At the end of the evening, I went to dinner with some of the other speakers and had an opportunity to meet and spend some quality time talking about CRAP and other software metrics with Joel and Eric.
Joel is not a big fan of software metrics in general. He is concerned that developers might end up writing code and allocating their time to satisfy a specific metric rather than writing the best possible code and allocating the time based on more important criteria. He narrated a couple of stories about horrific metrics misuse that he witnessed first-hand and was concerned that - in the wrong hands - the CRAP metric could be used in, say, performance reviews: You code is too crappy. You're fired!
I understand that there is potential, as well as some evidence, for software metrics misuse; but I don't think that's sufficient reason for avoiding metrics altogether. My reply to Joel was that if an organization/manager is so lazy and stupid to rely exclusively on any given code metric in evaluating programmers, then those programmers are probably better off being fired from that organization anyway. Better yet, the programmers would have great evidence to have the moronic manager fired.
While I understand that any tool, technology, or information can be abused by evil people and misused by stupid ones, I don't think we should use "How could this be abused or misused?" as the primary criteria - at least not without first balancing it against the potential benefits.
Toward the end of the conversation, Eric Sink observed that the argument was starting to sound a lot like the perennial "Guns don't kill people, people kill people" discussion. Great observation Eric.
What do you all think about software metrics?

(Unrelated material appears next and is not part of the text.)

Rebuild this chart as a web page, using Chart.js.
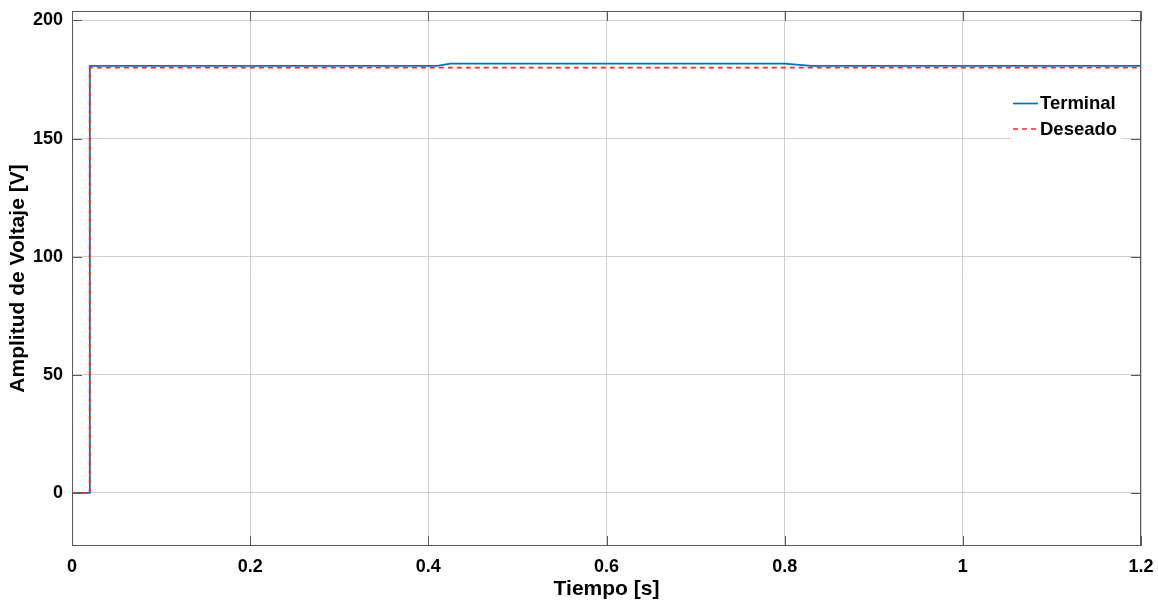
<!DOCTYPE html>
<html>
<head>
<meta charset="utf-8">
<script src="https://cdn.jsdelivr.net/npm/chart.js@4.4.0/dist/chart.umd.min.js"></script>
<style>
  body { margin: 0; background: #fff; }
  #wrap { width: 1158px; height: 605px; }
</style>
</head>
<body>
<div id="wrap"><canvas id="volt"></canvas></div>
<script>
// data
var tiempoTerminal = [0, 0.02, 0.02, 0.41, 0.425, 0.80, 0.83, 1.2];
var vTerminal = [0, 0, 180.8, 180.8, 181.7, 181.7, 180.8, 180.8];
var tiempoDeseado = [0, 0.02, 0.02, 1.2];
var vDeseado = [0, 0, 180, 180];
var yTicks = [0, 50, 100, 150, 200];
var xTicks = [0, 0.2, 0.4, 0.6, 0.8, 1, 1.2];
var seriesNames = ['Terminal', 'Deseado'];

function toPoints(xs, ys) {
  var pts = [];
  for (var i = 0; i < xs.length; i++) pts.push({x: xs[i], y: ys[i]});
  return pts;
}

var FONT = 'Liberation Sans, Arial, sans-serif';

// matlab style box, inner ticks and legend
var boxPlugin = {
  id: 'box',
  afterDatasetsDraw: function(chart) {
    var c = chart.ctx, a = chart.chartArea;
    var xs = chart.scales.x, ys = chart.scales.y;
    c.save();
    c.strokeStyle = '#5a5a5a';
    c.lineWidth = 1;
    c.strokeRect(a.left + 0.5, a.top + 0.5, a.right - a.left - 1, a.bottom - a.top - 1);
    c.beginPath();
    xTicks.forEach(function(t) {
      var px = Math.round(xs.getPixelForValue(t)) + 0.5;
      c.moveTo(px, a.bottom); c.lineTo(px, a.bottom - 10);
      c.moveTo(px, a.top); c.lineTo(px, a.top + 10);
    });
    yTicks.forEach(function(t) {
      var py = Math.round(ys.getPixelForValue(t)) + 0.5;
      c.moveTo(a.left, py); c.lineTo(a.left + 10, py);
      c.moveTo(a.right, py); c.lineTo(a.right - 10, py);
    });
    c.stroke();

    // legend
    var lx = 1011, ly = 90;
    c.fillStyle = '#fff';
    c.fillRect(lx, ly, 111, 50);
    c.font = 'bold 18.5px ' + FONT;
    c.textBaseline = 'middle';
    c.fillStyle = '#000';
    var ds = chart.data.datasets;
    for (var i = 0; i < ds.length; i++) {
      var y = ly + 14 + i * 25.5;
      c.beginPath();
      c.strokeStyle = ds[i].borderColor;
      c.lineWidth = 1.7;
      c.setLineDash(ds[i].borderDash || []);
      c.moveTo(lx + 2, y - 0.5); c.lineTo(lx + 27, y - 0.5);
      c.stroke();
      c.setLineDash([]);
      c.fillText(seriesNames[i], lx + 29, y);
    }
    c.restore();
  }
};

var ctx = document.getElementById('volt');
new Chart(ctx, {
  type: 'line',
  data: {
    datasets: [{
      label: seriesNames[0],
      data: toPoints(tiempoTerminal, vTerminal),
      borderColor: '#0072BD',
      borderWidth: 1.8,
      pointRadius: 0,
      tension: 0,
      fill: false,
      order: 2
    }, {
      label: seriesNames[1],
      data: toPoints(tiempoDeseado, vDeseado),
      borderColor: '#FF2828',
      borderWidth: 1.8,
      borderDash: [5, 4],
      pointRadius: 0,
      tension: 0,
      fill: false,
      order: 1
    }]
  },
  options: {
    animation: false,
    responsive: true,
    maintainAspectRatio: false,
    layout: { padding: { left: 0, top: 11, right: 17, bottom: 0 } },
    plugins: { legend: { display: false }, tooltip: { enabled: false } },
    scales: {
      x: {
        type: 'linear',
        min: 0, max: 1.2,
        afterBuildTicks: function(axis) { axis.ticks = xTicks.map(function(v) { return {value: v}; }); },
        afterFit: function(axis) { axis.height = 59; axis.paddingLeft = 0; axis.paddingRight = 0; },
        grid: { color: '#cfcfcf', drawTicks: false },
        border: { display: false },
        ticks: {
          padding: 10,
          color: '#000',
          font: { family: FONT, size: 18, weight: 'bold' },
          maxRotation: 0,
          callback: function(v) { return String(Math.round(v * 10) / 10); }
        },
        title: {
          display: true, text: 'Tiempo [s]', color: '#000',
          font: { family: FONT, size: 21, weight: 'bold' },
          padding: { top: 0, bottom: 3 }
        }
      },
      y: {
        min: -22.5, max: 204,
        afterBuildTicks: function(axis) { axis.ticks = yTicks.map(function(v) { return {value: v}; }); },
        afterFit: function(axis) { axis.width = 72; axis.paddingTop = 0; axis.paddingBottom = 0; },
        grid: { color: '#cfcfcf', drawTicks: false },
        border: { display: false },
        ticks: {
          padding: 9,
          color: '#000',
          font: { family: FONT, size: 18, weight: 'bold' }
        },
        title: {
          display: true, text: 'Amplitud de Voltaje [V]', color: '#000',
          font: { family: FONT, size: 21, weight: 'bold' },
          padding: { top: 6, bottom: 0 }
        }
      }
    }
  },
  plugins: [boxPlugin]
});
</script>
</body>
</html>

Aren't you a bit surprised that, despite the fact that software runs the world and that we spend hundreds of billions a year writing and maintaining software, there isn't a single industry-wide metric that's being used with any consistency. Why is that?
Are all software metrics inherently evil and useless?
Is programming so much more art than science or engineering that it's pointless to try to quantify or evaluate code using objective criteria?
What do you think? Do you have any software metric horror/success stories to share?
The thing to remember about metrics is that they are about measuring something, and as Deming himself noted, the most important numbers are those you can't measure.
Yes, software is used pervasively. That's a GOOD reason for not having common metrics. Even the same metric, when the measurement can be supplied, doesn't mean the same thing in different contexts. We measure speed for both cars and airplanes. But we don't expect the same speed out of a Mercedes as a 767 - or a helicopter. And airplanes have metrics that don't apply to cars, like rate-of-climb, service ceiling; likewise cars are measured for stopping distance, which differs in meaning from a landing requirement.
And it's obvious that "fast" has an almost qualitatively different meaning when applied to alligators . . . :-)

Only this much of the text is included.